Step 6: Remove Duplicates
Check for and remove any duplicate records.

In [10]:
df.drop_duplicates(inplace=True)

Step 7: Confirm Data Cleaning
Verify that the data cleaning steps were successful.

In [None]:
print(df.info())

Step 8: Descriptive Statistics
The df.describe() function in pandas generates descriptive statistics that summarize the central tendency, dispersion, and shape of a dataset’s distribution, excluding NaN values. This function is useful for understanding the basic statistical properties of the data.

In [None]:
print(df.describe())

Step 9: Visualization
Distribution of Prices
Plot the distribution of listing prices.

In [None]:
plt.figure(figsize=(10, 6))
sns.histplot(df['price'], bins=50, kde=True)
plt.title('Distribution of Listing Prices')
plt.xlabel('Price ($)')
plt.ylabel('Frequency')
plt.show()

Room Type Analysis
Analyze the distribution of different room types.

In [None]:
plt.figure(figsize=(8, 5))
sns.countplot(x='room type', data=df , color='hotpink')
plt.title('Room Type Distribution')
plt.xlabel('Room Type')
plt.ylabel('Count')
plt.show()

Neighborhood Analysis
Examine how listings are distributed across different neighborhoods.

In [None]:
plt.figure(figsize=(12, 8))
sns.countplot(y='neighbourhood group', data=df,color="lightgreen" , order=df['neighbourhood group'].value_counts().index)
plt.title('Number of Listings by Neighborhood Group')
plt.xlabel('Count')
plt.ylabel('Neighborhood Group')
plt.show()

Price vs. Room Type
Visualize the relationship between price and room type.

In [None]:
plt.figure(figsize=(10, 6))
sns.boxplot(x='room type', y='price', hue='room type', data=df, palette='Set2')
plt.title('Price vs. Room Type')
plt.xlabel('Room Type')
plt.ylabel('Price ($)')
plt.legend(title='Room Type')
plt.show()

Reviews Over Time
Plot the number of reviews over time.

In [None]:
df['last review'] = pd.to_datetime(df['last review'])
reviews_over_time = df.groupby(df['last review'].dt.to_period('M')).size()

plt.figure(figsize=(12, 6))
reviews_over_time.plot(kind='line',color='red')
plt.title('Number of Reviews Over Time')
plt.xlabel('Date')
plt.ylabel('Number of Reviews')
plt.show()

Key Insights From Exploratory Data Analysis of AirBnB Dataset
The key insights derived from the exploratory data analysis are discussed below:

1.Pricing Distribution:
Most Airbnb listings are priced within a moderate range.
There are a few high-priced outliers, indicating some premium listings with significantly higher prices.

2.Room Type Distribution:
The majority of listings are either entire homes/apartments or private rooms.
Shared rooms and hotel rooms constitute a very small portion of the listings.

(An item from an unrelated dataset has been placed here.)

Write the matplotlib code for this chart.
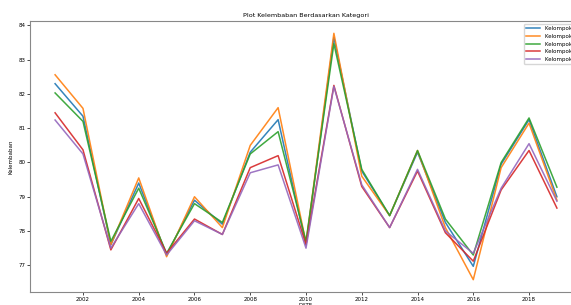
import matplotlib
matplotlib.use('Agg')
import matplotlib.pyplot as plt

years = list(range(2001, 2020))

kelompok_1 = [82.30, 81.35, 77.60, 79.40, 77.30, 78.90, 78.20, 80.30, 81.25, 77.60,
              83.65, 79.75, 78.45, 80.30, 78.25, 76.97, 79.95, 81.25, 79.00]
kelompok_2 = [82.56, 81.58, 77.60, 79.55, 77.25, 79.00, 78.10, 80.50, 81.60, 77.65,
              83.77, 79.60, 78.45, 80.35, 78.10, 76.58, 79.85, 81.15, 78.90]
kelompok_3 = [82.03, 81.20, 77.70, 79.25, 77.35, 78.80, 78.25, 80.25, 80.90, 77.70,
              83.47, 79.80, 78.45, 80.35, 78.35, 77.30, 80.00, 81.30, 79.28]
kelompok_4 = [81.45, 80.37, 77.45, 78.95, 77.35, 78.35, 77.90, 79.85, 80.20, 77.60,
              82.25, 79.30, 78.10, 79.75, 77.95, 77.12, 79.20, 80.35, 78.67]
kelompok_5 = [81.24, 80.25, 77.50, 78.80, 77.30, 78.30, 77.90, 79.70, 79.93, 77.50,
              82.22, 79.35, 78.10, 79.80, 78.00, 77.35, 79.25, 80.55, 78.87]

series = [kelompok_1, kelompok_2, kelompok_3, kelompok_4, kelompok_5]
labels = ['Kelompok 1', 'Kelompok 2', 'Kelompok 3', 'Kelompok 4', 'Kelompok 5']

fig = plt.figure(figsize=(5.71, 3.05), dpi=100)
# axes runs past the right edge, like the cropped original
ax = fig.add_axes([30 / 571, 13 / 305, 552 / 571, 271 / 305])

for values, label in zip(series, labels):
    ax.plot(years, values, label=label, linewidth=1.1, alpha=0.9)

ax.set_title('Plot Kelembaban Berdasarkan Kategori', fontsize=4.6, pad=3)
ax.set_xlabel('DATE', fontsize=4, labelpad=1)
ax.set_ylabel('Kelembaban', fontsize=4, labelpad=3)
ax.tick_params(labelsize=4, length=2, width=0.5, pad=1.5)
ax.set_xticks(range(2002, 2020, 2))
for spine in ax.spines.values():
    spine.set_color('#888888')
    spine.set_linewidth(0.8)
ax.legend(loc='upper right', fontsize=4, handlelength=2.5)

fig.savefig('out.png', dpi=100)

3.Geographical Distribution:
Listings are predominantly concentrated in popular areas like Brooklyn and Manhattan.
Other boroughs such as Queens, Bronx, and Staten Island have fewer listings.

4.Price Comparison by Room Type:
Entire homes/apartments generally cost more than private rooms.
Shared rooms tend to have the lowest prices among the room types.

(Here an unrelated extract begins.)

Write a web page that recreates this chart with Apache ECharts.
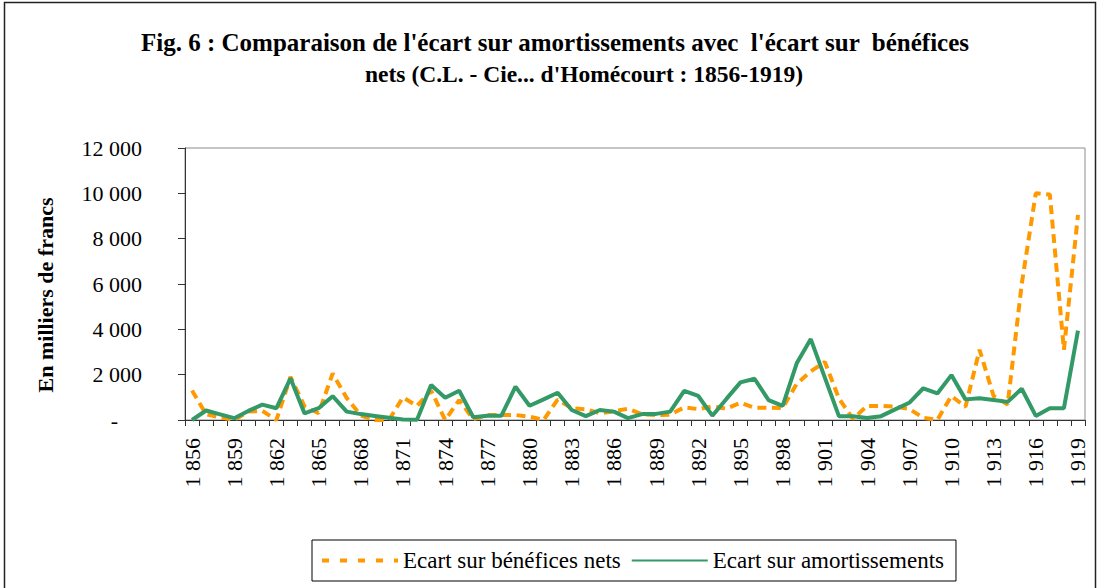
<!DOCTYPE html>
<html>
<head>
<meta charset="utf-8">
<script src="https://cdn.jsdelivr.net/npm/echarts@6/dist/echarts.min.js"></script>
<style>
html,body{margin:0;padding:0;background:#fff;}
#chart{width:1098px;height:588px;}
</style>
</head>
<body>
<div id="chart"></div>
<script>
const years = [1856,1857,1858,1859,1860,1861,1862,1863,1864,1865,1866,1867,1868,1869,1870,1871,
  1872,1873,1874,1875,1876,1877,1878,1879,1880,1881,1882,1883,1884,1885,1886,1887,
  1888,1889,1890,1891,1892,1893,1894,1895,1896,1897,1898,1899,1900,1901,1902,1903,
  1904,1905,1906,1907,1908,1909,1910,1911,1912,1913,1914,1915,1916,1917,1918,1919];

const beneficesNets = [1300,250,120,0,370,400,0,1900,600,300,2050,970,200,0,0,1000,
  620,1300,0,880,30,220,220,220,150,0,900,520,470,300,380,500,
  250,220,230,560,480,600,500,760,540,540,530,1600,2150,2560,950,50,
  620,620,590,490,100,0,1060,580,3100,1060,680,6000,10000,9950,3100,9050];

const amortissements = [0,420,250,80,400,680,520,1840,290,520,1050,370,260,180,100,20,
  10,1540,980,1290,120,190,190,1470,630,910,1200,440,170,440,370,80,
  260,270,370,1290,1060,190,930,1660,1820,880,620,2500,3570,1870,170,170,
  90,170,470,760,1400,1170,1980,910,960,880,800,1380,180,520,520,3940];

const yTickLabels = ['-', '2 000', '4 000', '6 000', '8 000', '10 000', '12 000'];
const titleLine1 = "Fig. 6 : Comparaison de l'écart sur amortissements avec  l'écart sur  bénéfices";
const titleLine2 = "nets (C.L. - Cie... d'Homécourt : 1856-1919)";
const yName = 'En milliers de francs';
const seriesNames = ['Ecart sur bénéfices nets', 'Ecart sur amortissements'];

const FONT = '"Liberation Serif", "Times New Roman", serif';
const chart = echarts.init(document.getElementById('chart'), null, {renderer: 'svg'});

function yearLabel(y) {
  const s = String(y);
  return s.slice(0, 1) + ' ' + s.slice(1);
}

chart.setOption({
  backgroundColor: '#fff',
  animation: false,
  title: [
    {text: titleLine1, left: 555, top: 30, textAlign: 'center', padding: 0,
     textStyle: {fontFamily: FONT, fontWeight: 'bold', fontSize: 25, color: '#000'}},
    {text: titleLine2, left: 584, top: 62, textAlign: 'center', padding: 0,
     textStyle: {fontFamily: FONT, fontWeight: 'bold', fontSize: 23.5, color: '#000'}}
  ],
  graphic: [
    {type: 'rect', shape: {x: 4.5, y: 2.5, width: 1091, height: 600}, silent: true,
     style: {fill: 'none', stroke: '#222', lineWidth: 1.5}},
    {type: 'text', x: 45, y: 295, rotation: Math.PI / 2, silent: true,
     style: {text: yName, fontFamily: FONT, fontWeight: 'bold', fontSize: 22, fill: '#000',
       textAlign: 'center', textVerticalAlign: 'middle'}}
  ],
  legend: {
    left: 312, top: 540,
    padding: [9, 12, 9, 8],
    itemGap: 10,
    itemWidth: 76, itemHeight: 12,
    borderColor: '#000', borderWidth: 1,
    itemStyle: {opacity: 0},
    textStyle: {fontFamily: FONT, fontSize: 23, color: '#000'},
    data: [
      {name: seriesNames[0], itemStyle: {opacity: 0}, lineStyle: {type: [7, 11], width: 4, color: '#FF9900'}},
      {name: seriesNames[1], itemStyle: {opacity: 0}}
    ]
  },
  grid: {left: 185, right: 13, top: 148, bottom: 168, show: true, borderColor: '#8c8c8c', borderWidth: 1,
         containLabel: false, outerBoundsMode: 'none'},
  xAxis: {
    type: 'category',
    data: years,
    boundaryGap: true,
    axisLine: {show: true, lineStyle: {color: '#333', width: 1}},
    axisTick: {show: true, interval: 0, length: 6, lineStyle: {color: '#333'}},
    axisLabel: {interval: 2, rotate: 90, margin: 18, fontFamily: FONT, fontSize: 22, color: '#000',
                formatter: yearLabel},
    splitLine: {show: false}
  },
  yAxis: {
    type: 'value', min: 0, max: 12000, interval: 2000,
    axisLine: {show: true, lineStyle: {color: '#333', width: 1}},
    axisTick: {show: true, length: 7, lineStyle: {color: '#333'}},
    axisLabel: {margin: 43, fontFamily: FONT, fontSize: 22, color: '#000',
      formatter: function (v) {
        const i = Math.round(v / 2000);
        return i === 0 ? '{d|' + yTickLabels[0] + '}' : yTickLabels[i];
      },
      rich: {d: {fontFamily: FONT, fontSize: 22, color: '#000', padding: [0, 24, 0, 0]}}
    },
    splitLine: {show: false}
  },
  series: [
    {name: seriesNames[0], type: 'line', data: beneficesNets, symbol: 'none',
     lineStyle: {color: '#FF9900', width: 4, type: [9, 5.5]}, itemStyle: {color: '#FF9900'}},
    {name: seriesNames[1], type: 'line', data: amortissements, symbol: 'none',
     lineStyle: {color: '#339966', width: 4, type: 'solid'}, itemStyle: {color: '#339966'}}
  ]
});
</script>
</body>
</html>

5.Seasonal Trends in Reviews:
There are observable seasonal trends in the number of reviews.
Certain months experience higher review activity.


Conclusion
EDA helps us understand the main trends and patterns in the AirBnB dataset. We found that most listings are reasonably priced, with popular areas having the highest concentration of listings. Entire homes/apartments are typically more expensive than private rooms. Additionally, review patterns show seasonal variations. These insights can guide both hosts and guests in making informed decisions.